Girl Trouble: Panic And Progress In The History Of Young Women

by Carol Dyhouse

(Zed Books, £8.99)

IN AN age of twerking and in-your-face sexuality, young women are still being made to apologise for their status in society. 

They can work, vote and make choices in their personal life which were unthinkable to many women a mere century ago. Yet it is almost exclusively women who are asked questions like: “How do you reconcile work and family?” If the the latter is not the case, they are invariably asked whether they want to get married and have children. 

It is also women — especially young women — who see their appearance and behaviour scrutinised to an infinitesimal degree on mainstream media across the globe.

The backlash to Robin Thicke’s song Blurred Lines was in no way comparable to the amount of bullshit Miley Cyrus had to take when she got a new hair style and dropped the virginal and “wholesome” US teenager look.

Bearing these realities in mind, it is timely that historian Carol Dyhouse has written this book on 100 years of rebelling women. 

Looking retrospectively at all the things women have been — and often still are — reproached for daring to do, Girl Trouble assesses the monumental achievements of feminism. 

From smoking and sporting shorter skirts to challenging tenets of femininity and scaremongering myths around fertility, each decade meant a new battle for women wanting more than society prescribed. 

Dyhouse recounts with engaging simplicity the adventures of 1920s flappers and the misadventures of 1970s dolly birds.

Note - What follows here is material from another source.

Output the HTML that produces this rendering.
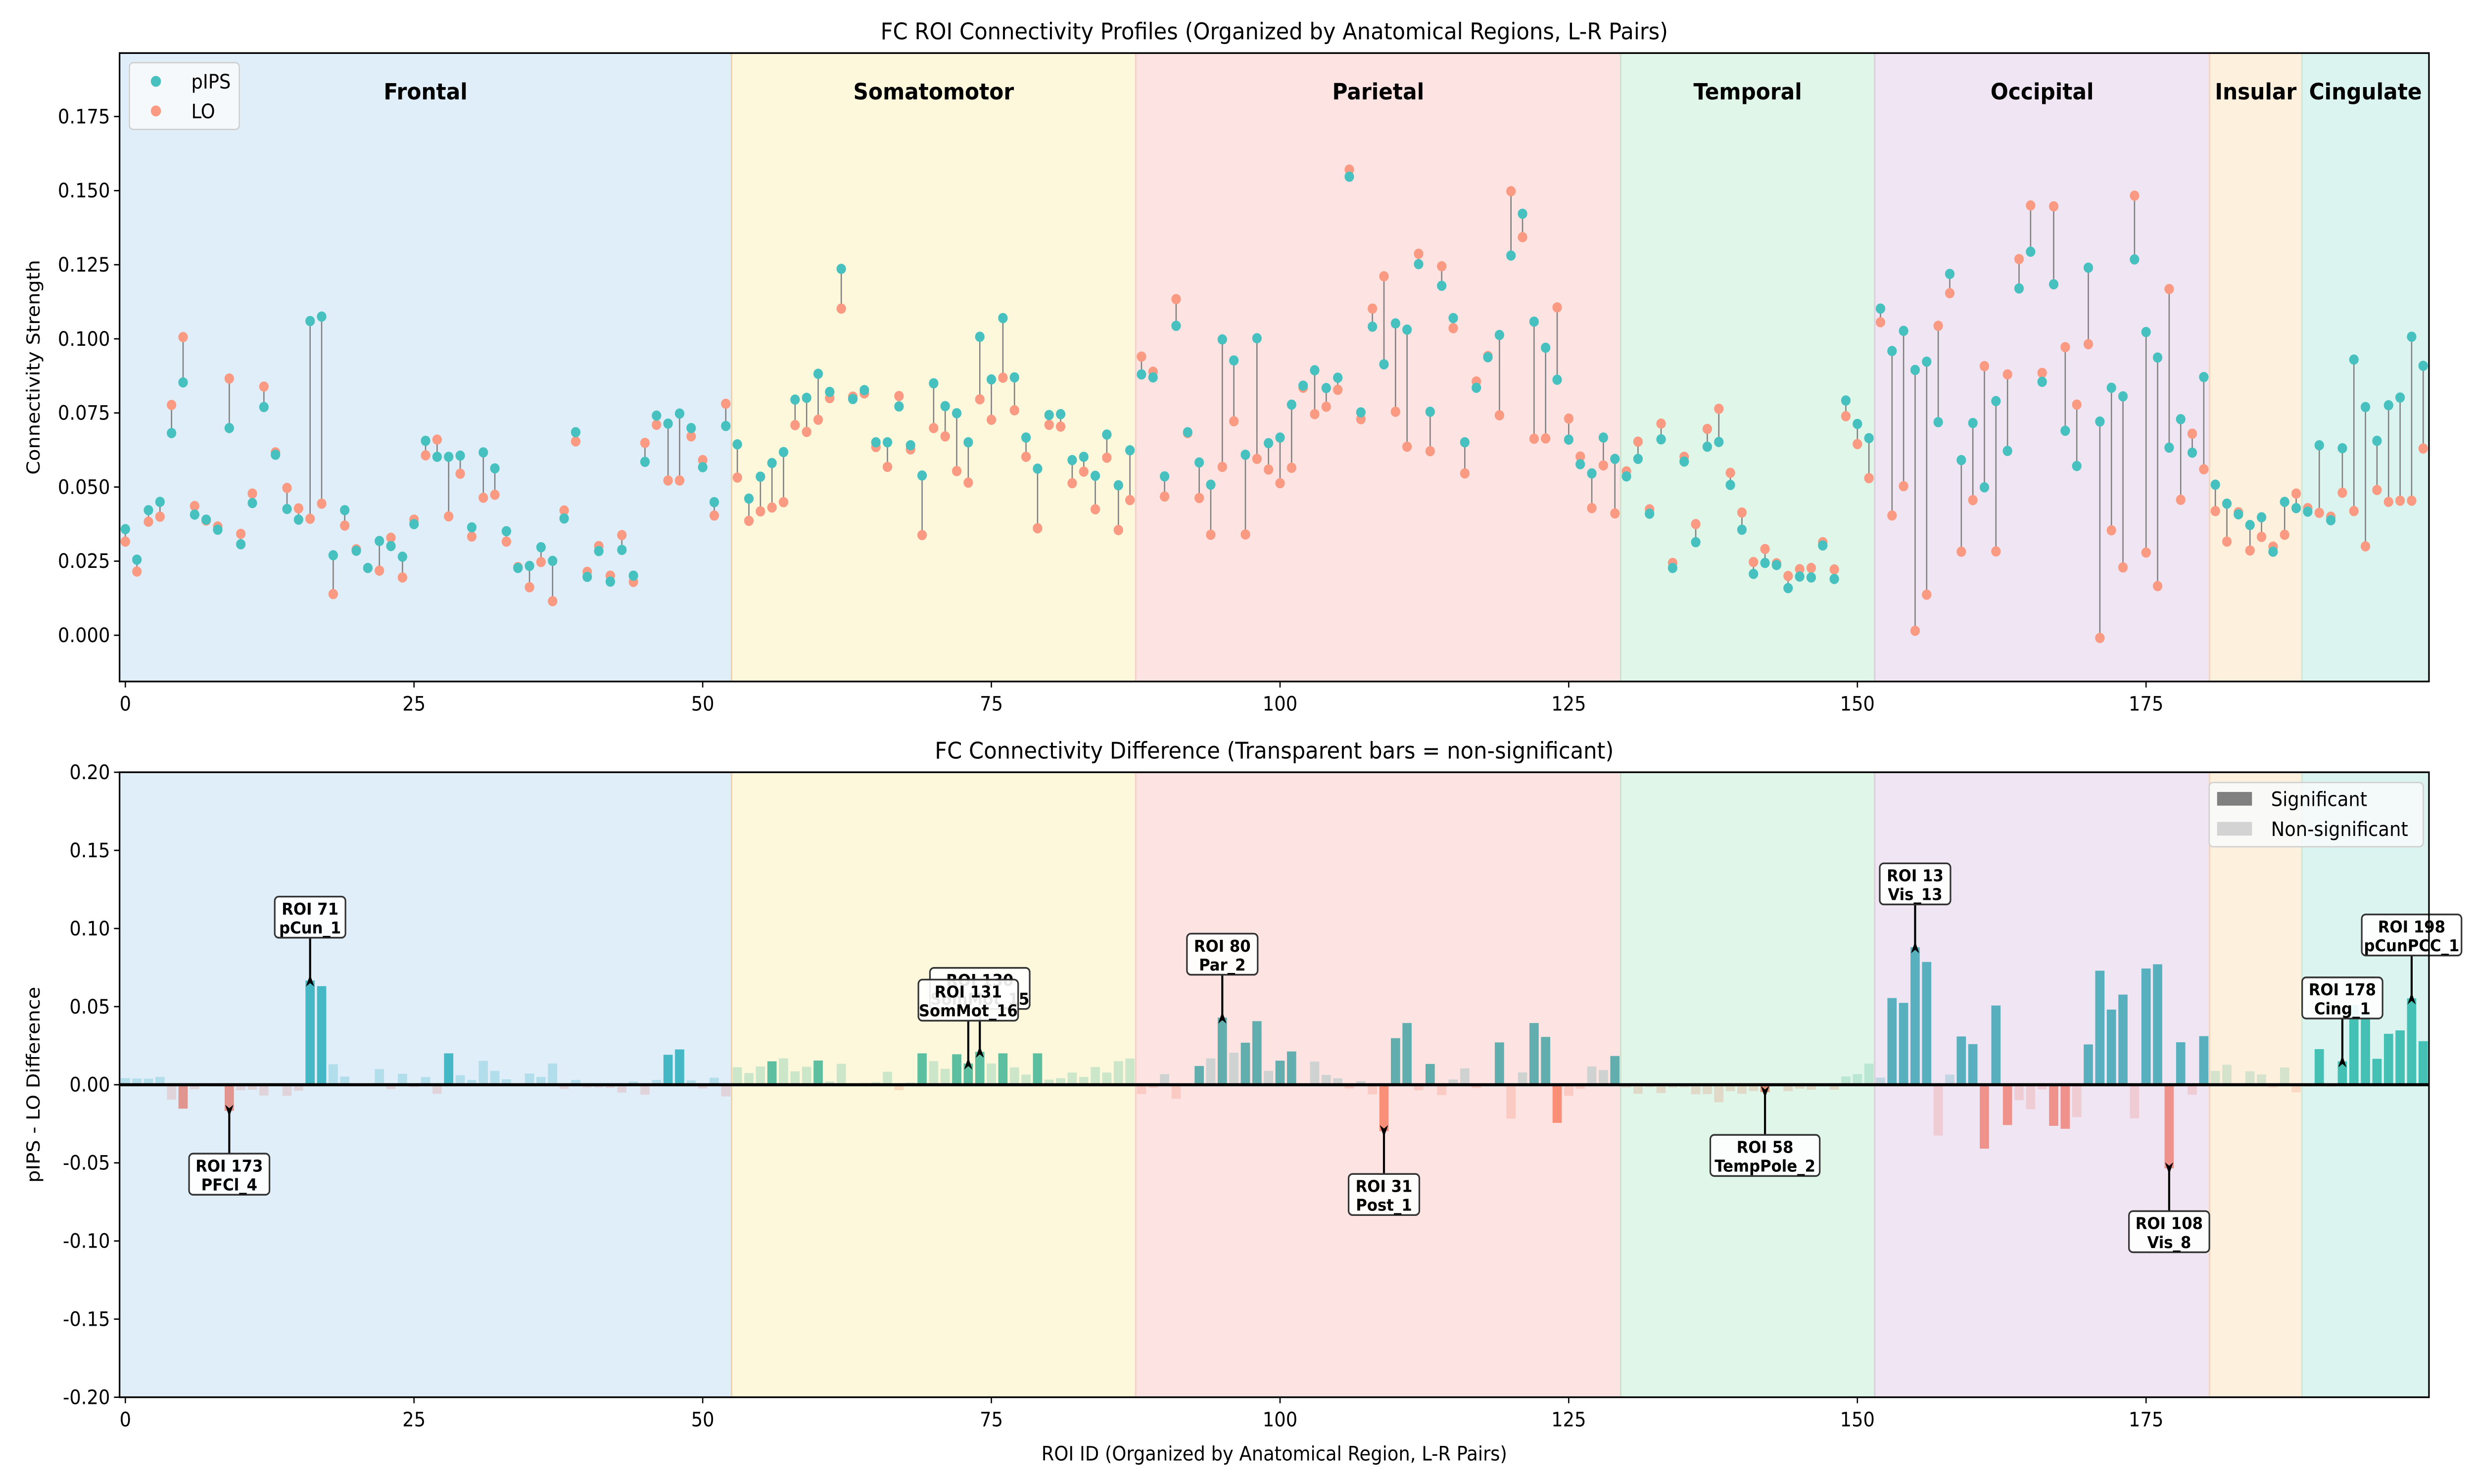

There are references to seminal feminist works by Simone De Beauvoir, Judith Butler and Sheila Rowbotham and anecdotal reporting of the great and small rebellions of “badly behaving” girls.

Importantly, she highlights how the social understanding of women changed radically. Between 1907 and 2014 girls went from impressionable beings susceptible of kidnap by any smiling “white slaver” to commodified academic achievers, often preferred by the media to illustrate A-level success. 

Girl Trouble gives readers a simple yet comprehensive view of how political and cultural events shaped the various feminist movements and vice versa. 

It shows how, following each victory for women’s rights, there is a retaliation from patriarchal bigots and retrograde conservatives of both sexes.

Above all it demonstrates and even urges feminists today not to “surrender to complacency” in the face of seeming progress. 

In a time where emancipation is likened to personal office space, as it is in Facebook boss Sheryl Sandberg’s book Lean In, or a series of witty tweets — according to the Vagenda blogger’s new book of the same name — Girl Trouble is an unassuming but extremely pertinent gaze at women’s history.

Indeed, it is a testament to why women still have to bear the pivotal role of shaking the status quo.